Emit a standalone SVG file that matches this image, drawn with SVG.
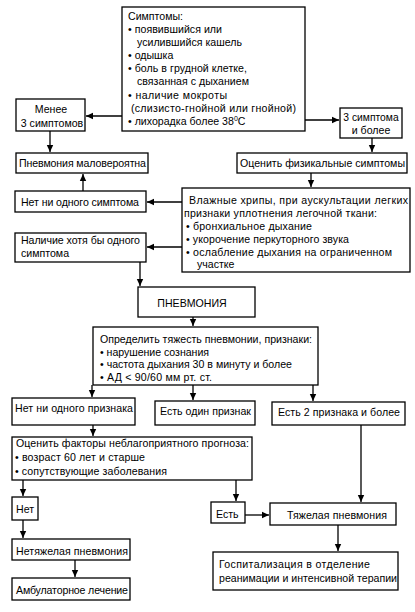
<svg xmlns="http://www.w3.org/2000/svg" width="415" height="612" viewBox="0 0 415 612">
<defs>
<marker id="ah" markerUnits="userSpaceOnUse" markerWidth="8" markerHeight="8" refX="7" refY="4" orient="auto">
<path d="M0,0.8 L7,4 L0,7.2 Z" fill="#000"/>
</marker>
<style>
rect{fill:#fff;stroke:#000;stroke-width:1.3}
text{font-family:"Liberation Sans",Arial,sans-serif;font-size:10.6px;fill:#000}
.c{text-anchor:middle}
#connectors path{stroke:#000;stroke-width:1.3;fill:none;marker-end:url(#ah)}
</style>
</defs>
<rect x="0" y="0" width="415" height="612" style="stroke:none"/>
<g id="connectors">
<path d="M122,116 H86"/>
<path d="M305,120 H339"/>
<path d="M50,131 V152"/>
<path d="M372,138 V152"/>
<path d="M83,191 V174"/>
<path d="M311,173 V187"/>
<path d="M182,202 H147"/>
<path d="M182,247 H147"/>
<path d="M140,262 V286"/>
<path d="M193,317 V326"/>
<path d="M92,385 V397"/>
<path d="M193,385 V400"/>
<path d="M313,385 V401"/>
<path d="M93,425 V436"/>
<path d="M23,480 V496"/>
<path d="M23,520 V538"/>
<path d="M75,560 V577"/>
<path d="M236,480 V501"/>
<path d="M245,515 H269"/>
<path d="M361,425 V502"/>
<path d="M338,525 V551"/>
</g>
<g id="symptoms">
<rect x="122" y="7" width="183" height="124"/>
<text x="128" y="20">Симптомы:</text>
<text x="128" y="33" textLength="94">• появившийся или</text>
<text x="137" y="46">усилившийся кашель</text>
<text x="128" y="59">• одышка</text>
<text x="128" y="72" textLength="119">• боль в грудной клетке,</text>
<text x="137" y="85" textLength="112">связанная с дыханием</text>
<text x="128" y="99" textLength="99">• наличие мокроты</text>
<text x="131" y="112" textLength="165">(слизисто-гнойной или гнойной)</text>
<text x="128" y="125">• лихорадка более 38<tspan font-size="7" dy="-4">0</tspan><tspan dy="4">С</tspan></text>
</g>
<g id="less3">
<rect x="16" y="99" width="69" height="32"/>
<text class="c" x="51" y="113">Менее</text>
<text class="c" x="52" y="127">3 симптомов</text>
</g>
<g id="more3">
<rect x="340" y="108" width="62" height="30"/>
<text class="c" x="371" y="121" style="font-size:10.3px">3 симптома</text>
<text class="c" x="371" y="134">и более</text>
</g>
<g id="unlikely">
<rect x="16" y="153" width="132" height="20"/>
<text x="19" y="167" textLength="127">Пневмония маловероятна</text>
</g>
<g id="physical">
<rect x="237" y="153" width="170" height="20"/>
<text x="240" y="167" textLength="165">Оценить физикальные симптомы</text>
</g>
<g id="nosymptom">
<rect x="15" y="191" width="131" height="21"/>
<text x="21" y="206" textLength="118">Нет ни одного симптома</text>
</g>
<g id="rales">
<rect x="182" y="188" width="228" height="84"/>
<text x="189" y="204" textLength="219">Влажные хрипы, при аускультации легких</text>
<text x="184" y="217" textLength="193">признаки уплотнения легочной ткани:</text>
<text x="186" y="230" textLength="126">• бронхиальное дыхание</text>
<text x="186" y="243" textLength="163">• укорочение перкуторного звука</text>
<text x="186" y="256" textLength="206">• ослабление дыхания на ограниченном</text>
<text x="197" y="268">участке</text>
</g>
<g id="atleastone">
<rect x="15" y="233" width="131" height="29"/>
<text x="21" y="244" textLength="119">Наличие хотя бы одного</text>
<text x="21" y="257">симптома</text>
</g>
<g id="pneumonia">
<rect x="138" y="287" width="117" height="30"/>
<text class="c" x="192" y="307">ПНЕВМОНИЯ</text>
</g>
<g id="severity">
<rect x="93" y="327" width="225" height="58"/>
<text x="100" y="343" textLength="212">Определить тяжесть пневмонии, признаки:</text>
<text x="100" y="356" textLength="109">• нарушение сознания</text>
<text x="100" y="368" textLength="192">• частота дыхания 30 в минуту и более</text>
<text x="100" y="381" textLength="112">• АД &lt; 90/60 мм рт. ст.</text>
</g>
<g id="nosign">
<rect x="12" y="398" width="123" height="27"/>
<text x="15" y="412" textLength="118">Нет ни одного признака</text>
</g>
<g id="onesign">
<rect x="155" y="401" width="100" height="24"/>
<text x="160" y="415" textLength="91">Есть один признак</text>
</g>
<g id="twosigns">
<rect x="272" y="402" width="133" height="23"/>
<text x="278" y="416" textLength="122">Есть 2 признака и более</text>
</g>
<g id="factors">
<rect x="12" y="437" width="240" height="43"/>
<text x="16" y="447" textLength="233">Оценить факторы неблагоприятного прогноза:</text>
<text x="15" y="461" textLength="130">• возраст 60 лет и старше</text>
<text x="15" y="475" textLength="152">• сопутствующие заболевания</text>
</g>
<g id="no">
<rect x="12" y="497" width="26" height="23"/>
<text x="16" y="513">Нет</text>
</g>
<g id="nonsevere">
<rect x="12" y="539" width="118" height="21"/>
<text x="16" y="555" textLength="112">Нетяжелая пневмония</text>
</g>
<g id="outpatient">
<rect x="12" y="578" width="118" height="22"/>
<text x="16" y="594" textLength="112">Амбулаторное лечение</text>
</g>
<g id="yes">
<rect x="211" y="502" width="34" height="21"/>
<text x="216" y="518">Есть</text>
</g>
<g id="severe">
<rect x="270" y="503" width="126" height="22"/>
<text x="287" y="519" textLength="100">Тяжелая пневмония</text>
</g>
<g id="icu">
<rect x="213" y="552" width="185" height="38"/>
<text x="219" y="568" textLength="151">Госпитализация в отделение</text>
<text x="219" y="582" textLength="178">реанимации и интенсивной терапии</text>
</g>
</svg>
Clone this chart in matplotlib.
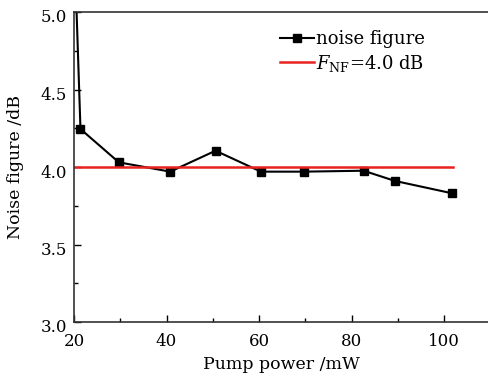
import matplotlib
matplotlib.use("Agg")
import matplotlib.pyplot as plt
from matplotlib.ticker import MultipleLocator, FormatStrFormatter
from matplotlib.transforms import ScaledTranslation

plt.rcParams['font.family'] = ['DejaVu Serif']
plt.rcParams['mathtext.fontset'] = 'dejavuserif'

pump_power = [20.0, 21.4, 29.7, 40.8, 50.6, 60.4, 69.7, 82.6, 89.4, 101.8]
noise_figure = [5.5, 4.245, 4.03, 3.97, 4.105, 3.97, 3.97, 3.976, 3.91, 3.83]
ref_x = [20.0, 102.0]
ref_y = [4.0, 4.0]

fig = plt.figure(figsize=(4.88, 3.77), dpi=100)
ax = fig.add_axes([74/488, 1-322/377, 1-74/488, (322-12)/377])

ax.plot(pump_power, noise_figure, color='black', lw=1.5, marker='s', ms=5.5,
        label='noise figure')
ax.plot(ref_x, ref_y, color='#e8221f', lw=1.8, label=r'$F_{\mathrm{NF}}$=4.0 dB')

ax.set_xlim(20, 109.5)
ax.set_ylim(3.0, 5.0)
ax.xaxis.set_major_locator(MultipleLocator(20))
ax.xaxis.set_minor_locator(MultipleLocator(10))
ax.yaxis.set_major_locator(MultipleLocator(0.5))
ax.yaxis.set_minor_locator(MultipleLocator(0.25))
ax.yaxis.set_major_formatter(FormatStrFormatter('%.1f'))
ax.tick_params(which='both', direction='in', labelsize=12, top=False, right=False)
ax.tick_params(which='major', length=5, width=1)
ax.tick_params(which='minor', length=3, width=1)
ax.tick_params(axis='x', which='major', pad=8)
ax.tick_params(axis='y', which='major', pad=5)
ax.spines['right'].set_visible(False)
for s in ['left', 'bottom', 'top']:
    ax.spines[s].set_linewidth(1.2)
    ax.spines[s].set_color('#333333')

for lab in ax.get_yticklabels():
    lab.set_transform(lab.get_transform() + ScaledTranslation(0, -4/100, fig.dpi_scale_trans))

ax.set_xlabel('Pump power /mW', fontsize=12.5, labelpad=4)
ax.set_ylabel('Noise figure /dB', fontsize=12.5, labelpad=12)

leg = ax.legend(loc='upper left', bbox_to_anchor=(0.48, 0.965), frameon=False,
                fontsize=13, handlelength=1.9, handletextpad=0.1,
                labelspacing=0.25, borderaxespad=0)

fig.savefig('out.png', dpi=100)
...
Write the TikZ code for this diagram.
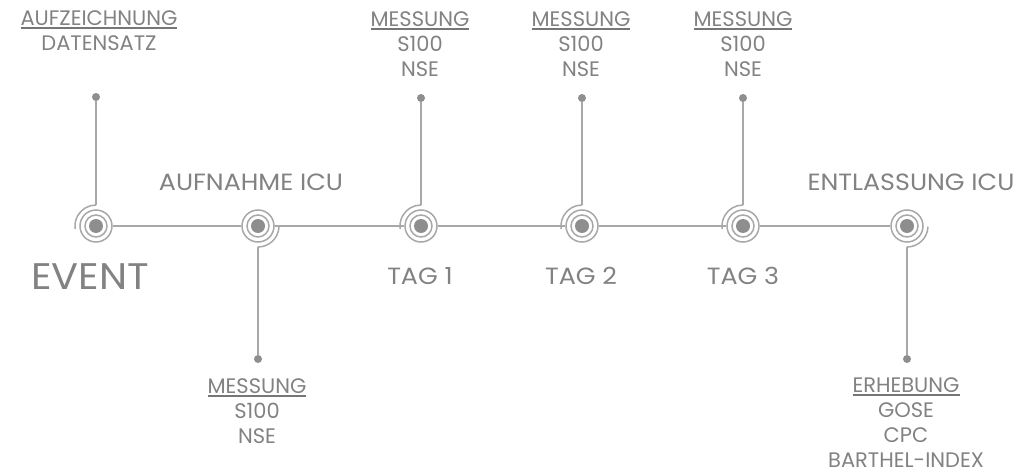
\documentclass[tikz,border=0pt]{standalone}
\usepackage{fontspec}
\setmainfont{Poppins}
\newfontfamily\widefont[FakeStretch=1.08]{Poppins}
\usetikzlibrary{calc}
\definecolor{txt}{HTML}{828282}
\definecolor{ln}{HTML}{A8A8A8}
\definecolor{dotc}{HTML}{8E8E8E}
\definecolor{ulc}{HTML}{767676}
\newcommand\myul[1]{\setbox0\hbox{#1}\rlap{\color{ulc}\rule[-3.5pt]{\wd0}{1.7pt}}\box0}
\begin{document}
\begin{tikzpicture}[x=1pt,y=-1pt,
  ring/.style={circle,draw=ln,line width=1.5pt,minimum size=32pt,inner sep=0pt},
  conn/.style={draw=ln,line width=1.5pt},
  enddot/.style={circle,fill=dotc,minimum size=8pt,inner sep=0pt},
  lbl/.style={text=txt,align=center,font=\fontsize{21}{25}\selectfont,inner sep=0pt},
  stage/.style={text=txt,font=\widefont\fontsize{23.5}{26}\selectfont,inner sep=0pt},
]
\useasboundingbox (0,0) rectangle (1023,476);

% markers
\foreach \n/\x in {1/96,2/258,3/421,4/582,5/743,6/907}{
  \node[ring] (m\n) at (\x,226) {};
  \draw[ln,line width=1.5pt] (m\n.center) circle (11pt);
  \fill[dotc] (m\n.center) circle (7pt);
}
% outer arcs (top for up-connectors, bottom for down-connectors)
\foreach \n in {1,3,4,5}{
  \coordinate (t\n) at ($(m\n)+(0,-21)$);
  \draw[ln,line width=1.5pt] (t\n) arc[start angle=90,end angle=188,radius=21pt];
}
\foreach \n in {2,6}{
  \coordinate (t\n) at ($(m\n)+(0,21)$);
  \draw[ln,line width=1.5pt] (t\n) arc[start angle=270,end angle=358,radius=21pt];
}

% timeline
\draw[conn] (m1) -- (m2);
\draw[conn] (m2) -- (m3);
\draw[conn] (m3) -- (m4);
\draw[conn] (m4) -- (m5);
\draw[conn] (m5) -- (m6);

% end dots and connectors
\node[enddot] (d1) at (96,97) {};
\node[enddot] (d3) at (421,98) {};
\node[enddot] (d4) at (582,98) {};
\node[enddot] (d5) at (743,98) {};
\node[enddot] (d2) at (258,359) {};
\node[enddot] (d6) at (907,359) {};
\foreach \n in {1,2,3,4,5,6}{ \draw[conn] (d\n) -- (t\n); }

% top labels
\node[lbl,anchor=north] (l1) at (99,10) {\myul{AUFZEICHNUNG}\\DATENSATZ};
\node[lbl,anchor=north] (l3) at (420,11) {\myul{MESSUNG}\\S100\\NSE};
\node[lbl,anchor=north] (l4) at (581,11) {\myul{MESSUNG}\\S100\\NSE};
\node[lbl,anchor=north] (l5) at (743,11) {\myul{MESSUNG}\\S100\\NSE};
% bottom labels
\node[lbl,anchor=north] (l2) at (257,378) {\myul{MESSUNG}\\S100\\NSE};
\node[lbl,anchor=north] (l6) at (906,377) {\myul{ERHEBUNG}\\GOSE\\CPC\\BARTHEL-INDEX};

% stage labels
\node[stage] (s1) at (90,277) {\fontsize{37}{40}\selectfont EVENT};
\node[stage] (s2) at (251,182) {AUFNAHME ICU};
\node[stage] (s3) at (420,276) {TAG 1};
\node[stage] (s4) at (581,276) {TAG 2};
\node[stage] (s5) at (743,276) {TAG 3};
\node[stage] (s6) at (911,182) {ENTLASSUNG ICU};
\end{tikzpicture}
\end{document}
...
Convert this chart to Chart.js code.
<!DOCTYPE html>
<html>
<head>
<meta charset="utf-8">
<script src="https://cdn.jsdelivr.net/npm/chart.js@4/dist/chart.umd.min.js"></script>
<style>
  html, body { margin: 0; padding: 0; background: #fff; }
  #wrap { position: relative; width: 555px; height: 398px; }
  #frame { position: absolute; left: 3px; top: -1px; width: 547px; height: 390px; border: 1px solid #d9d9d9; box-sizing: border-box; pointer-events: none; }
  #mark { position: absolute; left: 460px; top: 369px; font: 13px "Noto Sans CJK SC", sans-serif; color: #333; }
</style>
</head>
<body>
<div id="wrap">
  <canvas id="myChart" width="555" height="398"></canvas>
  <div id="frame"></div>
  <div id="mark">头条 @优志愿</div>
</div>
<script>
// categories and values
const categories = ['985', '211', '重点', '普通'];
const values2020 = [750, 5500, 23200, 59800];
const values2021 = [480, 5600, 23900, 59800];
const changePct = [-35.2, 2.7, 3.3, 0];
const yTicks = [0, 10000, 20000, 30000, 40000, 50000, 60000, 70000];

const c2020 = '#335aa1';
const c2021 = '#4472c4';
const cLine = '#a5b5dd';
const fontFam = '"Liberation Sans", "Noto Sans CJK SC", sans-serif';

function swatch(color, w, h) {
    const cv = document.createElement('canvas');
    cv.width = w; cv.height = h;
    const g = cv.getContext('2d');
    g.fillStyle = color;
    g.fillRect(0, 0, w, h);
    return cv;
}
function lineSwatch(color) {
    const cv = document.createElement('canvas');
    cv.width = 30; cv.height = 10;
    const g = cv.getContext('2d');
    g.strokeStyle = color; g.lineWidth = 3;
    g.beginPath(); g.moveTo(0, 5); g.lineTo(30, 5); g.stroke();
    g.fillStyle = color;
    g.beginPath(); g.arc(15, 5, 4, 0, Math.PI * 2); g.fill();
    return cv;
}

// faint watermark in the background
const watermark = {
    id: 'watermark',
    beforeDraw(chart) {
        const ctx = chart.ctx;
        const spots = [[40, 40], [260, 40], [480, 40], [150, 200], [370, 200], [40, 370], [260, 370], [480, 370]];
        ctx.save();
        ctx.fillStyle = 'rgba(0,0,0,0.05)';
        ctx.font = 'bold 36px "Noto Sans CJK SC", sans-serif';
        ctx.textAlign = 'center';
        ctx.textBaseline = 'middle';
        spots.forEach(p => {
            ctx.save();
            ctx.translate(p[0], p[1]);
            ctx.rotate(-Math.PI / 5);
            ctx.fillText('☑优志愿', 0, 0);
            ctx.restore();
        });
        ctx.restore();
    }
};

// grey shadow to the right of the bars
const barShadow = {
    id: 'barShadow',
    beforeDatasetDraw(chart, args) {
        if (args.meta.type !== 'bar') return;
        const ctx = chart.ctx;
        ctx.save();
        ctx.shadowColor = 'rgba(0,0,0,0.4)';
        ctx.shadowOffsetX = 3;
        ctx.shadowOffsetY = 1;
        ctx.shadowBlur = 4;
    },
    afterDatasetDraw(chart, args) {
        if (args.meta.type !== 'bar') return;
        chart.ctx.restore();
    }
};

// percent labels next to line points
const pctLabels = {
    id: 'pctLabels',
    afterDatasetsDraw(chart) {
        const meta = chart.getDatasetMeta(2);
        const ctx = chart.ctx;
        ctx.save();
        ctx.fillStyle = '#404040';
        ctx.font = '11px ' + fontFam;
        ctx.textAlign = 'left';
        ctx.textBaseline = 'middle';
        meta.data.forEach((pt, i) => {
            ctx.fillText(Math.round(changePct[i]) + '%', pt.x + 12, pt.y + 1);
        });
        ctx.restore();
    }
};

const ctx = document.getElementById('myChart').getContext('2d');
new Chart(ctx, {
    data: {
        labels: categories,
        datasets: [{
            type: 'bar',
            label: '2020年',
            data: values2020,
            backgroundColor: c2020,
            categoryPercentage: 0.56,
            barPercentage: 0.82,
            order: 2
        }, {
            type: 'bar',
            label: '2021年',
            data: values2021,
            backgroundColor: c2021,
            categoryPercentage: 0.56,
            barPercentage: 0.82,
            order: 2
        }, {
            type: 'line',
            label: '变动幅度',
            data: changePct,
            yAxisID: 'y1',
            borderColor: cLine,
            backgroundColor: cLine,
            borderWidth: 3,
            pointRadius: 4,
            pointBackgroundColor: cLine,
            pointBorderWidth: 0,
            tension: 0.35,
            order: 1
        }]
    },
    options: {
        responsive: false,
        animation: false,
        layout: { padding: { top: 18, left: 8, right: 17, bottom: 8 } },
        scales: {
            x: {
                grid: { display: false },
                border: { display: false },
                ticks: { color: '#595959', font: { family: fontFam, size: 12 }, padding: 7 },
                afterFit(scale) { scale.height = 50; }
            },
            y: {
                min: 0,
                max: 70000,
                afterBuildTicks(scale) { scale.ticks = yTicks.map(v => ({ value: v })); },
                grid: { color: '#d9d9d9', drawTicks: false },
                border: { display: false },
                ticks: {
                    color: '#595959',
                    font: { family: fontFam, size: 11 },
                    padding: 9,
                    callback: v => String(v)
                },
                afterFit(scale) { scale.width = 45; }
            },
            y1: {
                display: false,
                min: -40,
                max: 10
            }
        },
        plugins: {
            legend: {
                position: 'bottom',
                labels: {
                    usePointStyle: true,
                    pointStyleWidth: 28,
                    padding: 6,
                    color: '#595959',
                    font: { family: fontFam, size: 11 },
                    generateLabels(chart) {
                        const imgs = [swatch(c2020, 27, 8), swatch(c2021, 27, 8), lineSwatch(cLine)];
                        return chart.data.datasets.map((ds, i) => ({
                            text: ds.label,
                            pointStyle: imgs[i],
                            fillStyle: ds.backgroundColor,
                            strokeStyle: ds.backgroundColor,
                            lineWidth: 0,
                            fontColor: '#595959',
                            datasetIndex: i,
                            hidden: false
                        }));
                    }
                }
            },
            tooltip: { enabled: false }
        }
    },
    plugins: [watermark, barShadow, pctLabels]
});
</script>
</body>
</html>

• [TASK STATEMENT]:
From the records above, extract the lines from the one holding "Write the TikZ code for this diagram." through the one holding "(0,0) rectangle (1023,476);", word for word; omit the pictures.

• [OUTPUT FOR THIS EXERCISE]:
Write the TikZ code for this diagram.
\documentclass[tikz,border=0pt]{standalone}
\usepackage{fontspec}
\setmainfont{Poppins}
\newfontfamily\widefont[FakeStretch=1.08]{Poppins}
\usetikzlibrary{calc}
\definecolor{txt}{HTML}{828282}
\definecolor{ln}{HTML}{A8A8A8}
\definecolor{dotc}{HTML}{8E8E8E}
\definecolor{ulc}{HTML}{767676}
\newcommand\myul[1]{\setbox0\hbox{#1}\rlap{\color{ulc}\rule[-3.5pt]{\wd0}{1.7pt}}\box0}
\begin{document}
\begin{tikzpicture}[x=1pt,y=-1pt,
  ring/.style={circle,draw=ln,line width=1.5pt,minimum size=32pt,inner sep=0pt},
  conn/.style={draw=ln,line width=1.5pt},
  enddot/.style={circle,fill=dotc,minimum size=8pt,inner sep=0pt},
  lbl/.style={text=txt,align=center,font=\fontsize{21}{25}\selectfont,inner sep=0pt},
  stage/.style={text=txt,font=\widefont\fontsize{23.5}{26}\selectfont,inner sep=0pt},
]
\useasboundingbox (0,0) rectangle (1023,476);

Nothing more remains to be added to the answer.